:: OBJECTIVE ::
Starting at the first line of the listing below, retype each line up to and including the one that contains "from bokeh.core.properties import value". Leave pictures out.
[BEGIN DATA PROVIDED]
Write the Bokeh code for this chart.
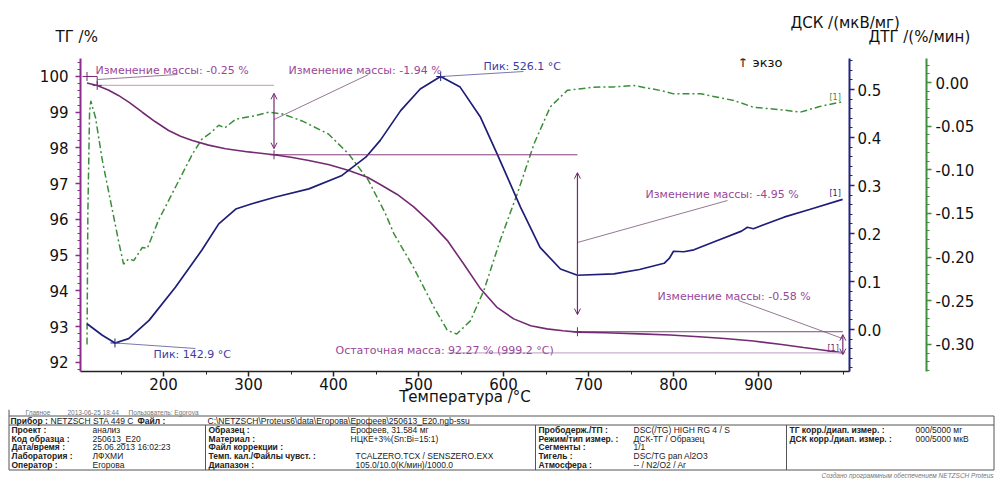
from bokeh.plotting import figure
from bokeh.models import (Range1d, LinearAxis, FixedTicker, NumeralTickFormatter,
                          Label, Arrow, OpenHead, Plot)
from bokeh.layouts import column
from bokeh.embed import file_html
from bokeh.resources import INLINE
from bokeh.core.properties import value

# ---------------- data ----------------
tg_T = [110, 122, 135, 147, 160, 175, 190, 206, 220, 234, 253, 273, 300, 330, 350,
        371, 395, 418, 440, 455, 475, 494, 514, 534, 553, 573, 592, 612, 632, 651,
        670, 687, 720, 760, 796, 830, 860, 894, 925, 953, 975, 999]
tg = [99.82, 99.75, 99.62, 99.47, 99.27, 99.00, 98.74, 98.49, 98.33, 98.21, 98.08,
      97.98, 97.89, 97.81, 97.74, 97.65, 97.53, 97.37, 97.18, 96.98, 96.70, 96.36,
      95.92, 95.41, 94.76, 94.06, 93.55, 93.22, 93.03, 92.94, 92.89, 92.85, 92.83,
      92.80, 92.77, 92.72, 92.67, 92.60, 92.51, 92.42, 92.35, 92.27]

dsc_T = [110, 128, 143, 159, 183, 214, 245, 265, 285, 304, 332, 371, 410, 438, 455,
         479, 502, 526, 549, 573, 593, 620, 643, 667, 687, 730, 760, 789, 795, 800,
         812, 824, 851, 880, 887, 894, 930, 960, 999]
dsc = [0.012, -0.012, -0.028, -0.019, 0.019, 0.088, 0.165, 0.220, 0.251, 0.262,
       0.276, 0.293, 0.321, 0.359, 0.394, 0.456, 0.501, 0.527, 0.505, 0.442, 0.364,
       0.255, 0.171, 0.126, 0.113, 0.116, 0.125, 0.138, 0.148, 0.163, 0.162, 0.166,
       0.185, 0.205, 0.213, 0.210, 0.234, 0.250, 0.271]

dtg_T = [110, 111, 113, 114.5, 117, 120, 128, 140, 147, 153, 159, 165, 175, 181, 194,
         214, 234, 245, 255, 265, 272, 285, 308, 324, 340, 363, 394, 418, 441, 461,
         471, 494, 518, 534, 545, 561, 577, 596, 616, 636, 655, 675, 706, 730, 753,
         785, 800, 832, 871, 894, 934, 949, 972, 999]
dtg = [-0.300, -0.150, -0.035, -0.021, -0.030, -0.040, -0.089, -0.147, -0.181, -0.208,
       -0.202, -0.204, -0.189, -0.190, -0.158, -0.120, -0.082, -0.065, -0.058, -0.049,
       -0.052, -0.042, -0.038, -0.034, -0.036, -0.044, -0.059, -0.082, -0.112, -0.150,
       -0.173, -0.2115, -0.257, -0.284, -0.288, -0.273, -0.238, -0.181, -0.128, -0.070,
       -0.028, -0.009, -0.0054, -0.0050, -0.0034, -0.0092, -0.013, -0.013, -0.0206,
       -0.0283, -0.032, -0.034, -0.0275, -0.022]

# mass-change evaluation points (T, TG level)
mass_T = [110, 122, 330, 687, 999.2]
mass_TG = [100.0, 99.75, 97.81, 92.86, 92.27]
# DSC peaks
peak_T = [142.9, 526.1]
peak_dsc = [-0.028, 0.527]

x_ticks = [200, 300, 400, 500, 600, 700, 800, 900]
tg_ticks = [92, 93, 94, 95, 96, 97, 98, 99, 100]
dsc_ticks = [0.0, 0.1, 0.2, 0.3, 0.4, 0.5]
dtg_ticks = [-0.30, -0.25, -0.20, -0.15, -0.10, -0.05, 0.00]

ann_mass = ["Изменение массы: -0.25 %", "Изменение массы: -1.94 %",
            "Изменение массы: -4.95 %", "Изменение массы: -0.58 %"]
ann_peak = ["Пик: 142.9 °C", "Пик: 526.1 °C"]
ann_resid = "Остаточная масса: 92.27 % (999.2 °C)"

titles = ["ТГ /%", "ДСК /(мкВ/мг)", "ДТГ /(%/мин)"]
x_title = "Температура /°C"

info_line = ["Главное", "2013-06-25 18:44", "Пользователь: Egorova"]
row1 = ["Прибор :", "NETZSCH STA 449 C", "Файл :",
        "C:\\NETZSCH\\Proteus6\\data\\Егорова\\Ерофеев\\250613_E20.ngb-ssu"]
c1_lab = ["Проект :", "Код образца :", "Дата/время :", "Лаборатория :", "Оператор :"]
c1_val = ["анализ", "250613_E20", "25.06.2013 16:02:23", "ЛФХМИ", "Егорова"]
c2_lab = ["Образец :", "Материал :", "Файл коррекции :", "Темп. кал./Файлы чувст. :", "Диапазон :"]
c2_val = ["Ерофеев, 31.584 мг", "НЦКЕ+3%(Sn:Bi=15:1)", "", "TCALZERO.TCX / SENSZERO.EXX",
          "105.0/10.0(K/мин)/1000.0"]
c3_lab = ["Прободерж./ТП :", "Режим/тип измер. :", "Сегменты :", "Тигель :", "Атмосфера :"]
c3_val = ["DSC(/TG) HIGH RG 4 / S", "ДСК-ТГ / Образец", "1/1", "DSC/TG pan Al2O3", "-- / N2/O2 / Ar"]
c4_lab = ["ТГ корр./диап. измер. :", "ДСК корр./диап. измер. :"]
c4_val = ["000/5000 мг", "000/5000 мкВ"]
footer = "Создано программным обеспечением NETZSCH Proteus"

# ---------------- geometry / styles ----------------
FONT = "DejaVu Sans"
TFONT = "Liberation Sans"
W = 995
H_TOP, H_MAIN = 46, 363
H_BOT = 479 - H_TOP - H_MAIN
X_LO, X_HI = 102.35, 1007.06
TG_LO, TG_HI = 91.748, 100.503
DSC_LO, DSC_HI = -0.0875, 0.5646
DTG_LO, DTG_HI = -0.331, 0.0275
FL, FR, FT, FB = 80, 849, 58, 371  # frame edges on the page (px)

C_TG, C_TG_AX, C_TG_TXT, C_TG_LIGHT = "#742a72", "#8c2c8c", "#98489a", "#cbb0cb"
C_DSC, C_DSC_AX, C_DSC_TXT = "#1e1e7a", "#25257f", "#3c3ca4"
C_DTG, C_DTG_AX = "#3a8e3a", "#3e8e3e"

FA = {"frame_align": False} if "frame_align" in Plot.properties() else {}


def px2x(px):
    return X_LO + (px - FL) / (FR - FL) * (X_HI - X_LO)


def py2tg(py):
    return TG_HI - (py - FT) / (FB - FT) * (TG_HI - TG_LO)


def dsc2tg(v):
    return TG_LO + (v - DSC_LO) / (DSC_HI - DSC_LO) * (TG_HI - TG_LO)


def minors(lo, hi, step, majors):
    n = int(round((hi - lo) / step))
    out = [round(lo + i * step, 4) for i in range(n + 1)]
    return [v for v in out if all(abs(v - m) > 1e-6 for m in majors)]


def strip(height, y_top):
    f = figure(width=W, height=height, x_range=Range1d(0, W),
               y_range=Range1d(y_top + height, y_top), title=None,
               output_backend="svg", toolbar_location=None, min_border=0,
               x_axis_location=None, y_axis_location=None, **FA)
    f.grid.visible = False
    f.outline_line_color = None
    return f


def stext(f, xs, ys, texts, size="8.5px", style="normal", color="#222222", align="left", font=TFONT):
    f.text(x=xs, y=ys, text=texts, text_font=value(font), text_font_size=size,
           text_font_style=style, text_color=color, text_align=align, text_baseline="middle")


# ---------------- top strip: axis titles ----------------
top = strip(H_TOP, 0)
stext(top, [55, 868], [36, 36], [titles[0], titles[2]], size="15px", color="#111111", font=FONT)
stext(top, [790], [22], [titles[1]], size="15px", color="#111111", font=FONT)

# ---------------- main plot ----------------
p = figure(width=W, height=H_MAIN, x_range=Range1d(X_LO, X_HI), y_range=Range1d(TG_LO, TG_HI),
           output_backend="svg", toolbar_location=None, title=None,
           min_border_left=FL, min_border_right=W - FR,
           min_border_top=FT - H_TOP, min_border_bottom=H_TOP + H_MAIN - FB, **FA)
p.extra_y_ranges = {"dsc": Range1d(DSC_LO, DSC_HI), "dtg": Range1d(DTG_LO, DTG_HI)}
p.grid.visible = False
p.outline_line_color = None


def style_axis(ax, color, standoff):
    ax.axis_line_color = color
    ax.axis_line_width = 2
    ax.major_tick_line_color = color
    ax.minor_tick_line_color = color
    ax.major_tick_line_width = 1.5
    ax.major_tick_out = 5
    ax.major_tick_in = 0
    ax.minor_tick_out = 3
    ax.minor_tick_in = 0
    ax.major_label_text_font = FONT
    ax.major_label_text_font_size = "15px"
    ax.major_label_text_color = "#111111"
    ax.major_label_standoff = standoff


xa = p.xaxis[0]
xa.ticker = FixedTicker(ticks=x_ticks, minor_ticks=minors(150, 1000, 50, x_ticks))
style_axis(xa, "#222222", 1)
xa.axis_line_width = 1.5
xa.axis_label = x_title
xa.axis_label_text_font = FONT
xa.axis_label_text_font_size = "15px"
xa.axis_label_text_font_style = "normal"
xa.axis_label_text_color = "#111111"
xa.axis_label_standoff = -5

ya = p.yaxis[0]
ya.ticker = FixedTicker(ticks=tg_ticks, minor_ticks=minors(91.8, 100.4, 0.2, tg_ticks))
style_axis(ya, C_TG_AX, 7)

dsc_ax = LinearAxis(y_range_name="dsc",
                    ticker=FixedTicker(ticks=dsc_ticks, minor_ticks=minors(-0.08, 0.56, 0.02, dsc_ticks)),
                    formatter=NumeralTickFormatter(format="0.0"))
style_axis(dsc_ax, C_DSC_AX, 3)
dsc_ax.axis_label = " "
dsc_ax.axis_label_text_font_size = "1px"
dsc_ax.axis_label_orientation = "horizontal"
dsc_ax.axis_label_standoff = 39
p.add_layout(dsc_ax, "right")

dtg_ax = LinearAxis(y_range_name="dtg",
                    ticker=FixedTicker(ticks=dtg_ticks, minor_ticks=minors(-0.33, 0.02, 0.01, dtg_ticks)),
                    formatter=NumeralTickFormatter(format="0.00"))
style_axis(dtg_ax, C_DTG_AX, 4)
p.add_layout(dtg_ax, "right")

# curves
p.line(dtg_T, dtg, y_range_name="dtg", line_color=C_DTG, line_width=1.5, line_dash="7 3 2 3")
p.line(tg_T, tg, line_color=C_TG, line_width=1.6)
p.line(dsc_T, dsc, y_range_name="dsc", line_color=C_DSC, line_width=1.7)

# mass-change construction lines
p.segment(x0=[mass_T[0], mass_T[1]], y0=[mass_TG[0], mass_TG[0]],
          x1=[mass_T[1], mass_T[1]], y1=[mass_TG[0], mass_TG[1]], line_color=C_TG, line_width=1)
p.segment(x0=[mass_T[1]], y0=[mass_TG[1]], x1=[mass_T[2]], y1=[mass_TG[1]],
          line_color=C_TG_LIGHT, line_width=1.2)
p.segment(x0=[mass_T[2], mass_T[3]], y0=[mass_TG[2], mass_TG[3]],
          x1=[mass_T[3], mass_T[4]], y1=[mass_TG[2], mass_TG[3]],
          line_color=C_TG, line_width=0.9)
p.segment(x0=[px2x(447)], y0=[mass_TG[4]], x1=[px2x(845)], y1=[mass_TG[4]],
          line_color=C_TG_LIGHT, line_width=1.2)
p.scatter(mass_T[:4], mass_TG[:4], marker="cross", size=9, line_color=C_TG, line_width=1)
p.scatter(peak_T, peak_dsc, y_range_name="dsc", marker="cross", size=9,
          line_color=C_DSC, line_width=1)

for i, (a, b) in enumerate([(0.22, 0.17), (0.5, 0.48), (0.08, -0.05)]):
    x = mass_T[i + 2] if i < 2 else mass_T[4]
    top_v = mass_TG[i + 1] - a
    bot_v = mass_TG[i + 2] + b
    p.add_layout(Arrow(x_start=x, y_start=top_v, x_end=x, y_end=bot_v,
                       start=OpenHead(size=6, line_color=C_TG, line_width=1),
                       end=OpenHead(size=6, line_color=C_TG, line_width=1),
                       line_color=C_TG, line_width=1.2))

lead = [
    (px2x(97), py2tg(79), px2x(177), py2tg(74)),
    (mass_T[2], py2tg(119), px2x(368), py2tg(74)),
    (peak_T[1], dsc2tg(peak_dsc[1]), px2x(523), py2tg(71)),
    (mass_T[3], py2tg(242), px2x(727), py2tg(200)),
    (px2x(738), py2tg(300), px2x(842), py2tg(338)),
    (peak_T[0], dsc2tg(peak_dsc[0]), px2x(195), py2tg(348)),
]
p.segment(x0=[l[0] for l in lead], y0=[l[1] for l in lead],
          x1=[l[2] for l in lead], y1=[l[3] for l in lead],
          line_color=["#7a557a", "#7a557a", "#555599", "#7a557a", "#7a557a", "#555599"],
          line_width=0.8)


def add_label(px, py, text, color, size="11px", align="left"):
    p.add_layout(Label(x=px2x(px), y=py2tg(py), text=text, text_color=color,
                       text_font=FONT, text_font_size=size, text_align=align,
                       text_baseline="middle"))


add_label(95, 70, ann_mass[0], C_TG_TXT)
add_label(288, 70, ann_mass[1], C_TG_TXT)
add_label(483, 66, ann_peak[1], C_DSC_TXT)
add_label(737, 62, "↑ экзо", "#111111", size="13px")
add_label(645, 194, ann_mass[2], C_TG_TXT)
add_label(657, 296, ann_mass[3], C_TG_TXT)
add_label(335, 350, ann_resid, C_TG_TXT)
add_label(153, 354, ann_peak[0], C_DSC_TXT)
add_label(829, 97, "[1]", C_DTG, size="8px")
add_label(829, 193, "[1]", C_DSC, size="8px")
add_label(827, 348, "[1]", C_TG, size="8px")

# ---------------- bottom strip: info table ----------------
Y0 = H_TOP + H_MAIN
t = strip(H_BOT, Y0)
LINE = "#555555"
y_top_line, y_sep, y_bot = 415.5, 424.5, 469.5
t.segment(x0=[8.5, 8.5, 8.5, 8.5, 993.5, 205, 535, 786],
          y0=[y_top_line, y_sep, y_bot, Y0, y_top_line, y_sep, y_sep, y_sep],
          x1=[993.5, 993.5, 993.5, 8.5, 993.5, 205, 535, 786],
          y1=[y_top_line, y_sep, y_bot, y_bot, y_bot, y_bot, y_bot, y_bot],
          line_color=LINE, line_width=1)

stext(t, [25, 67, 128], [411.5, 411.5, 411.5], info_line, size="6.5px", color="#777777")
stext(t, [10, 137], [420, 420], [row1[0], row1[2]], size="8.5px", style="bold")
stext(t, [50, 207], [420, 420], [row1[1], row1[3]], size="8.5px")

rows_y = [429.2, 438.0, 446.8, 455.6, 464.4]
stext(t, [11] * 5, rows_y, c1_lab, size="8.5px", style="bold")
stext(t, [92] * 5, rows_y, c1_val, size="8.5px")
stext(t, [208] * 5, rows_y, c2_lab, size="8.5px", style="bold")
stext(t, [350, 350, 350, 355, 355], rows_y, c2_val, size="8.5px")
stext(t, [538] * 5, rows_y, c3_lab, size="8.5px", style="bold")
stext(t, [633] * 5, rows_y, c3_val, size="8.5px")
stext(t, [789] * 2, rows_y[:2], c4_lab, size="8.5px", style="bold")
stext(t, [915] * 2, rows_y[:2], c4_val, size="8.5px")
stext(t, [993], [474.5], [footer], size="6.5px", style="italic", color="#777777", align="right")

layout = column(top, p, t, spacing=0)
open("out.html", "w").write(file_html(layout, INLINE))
[END DATA PROVIDED]
:: THE ANSWER ::
Write the Bokeh code for this chart.
from bokeh.plotting import figure
from bokeh.models import (Range1d, LinearAxis, FixedTicker, NumeralTickFormatter,
                          Label, Arrow, OpenHead, Plot)
from bokeh.layouts import column
from bokeh.embed import file_html
from bokeh.resources import INLINE
from bokeh.core.properties import value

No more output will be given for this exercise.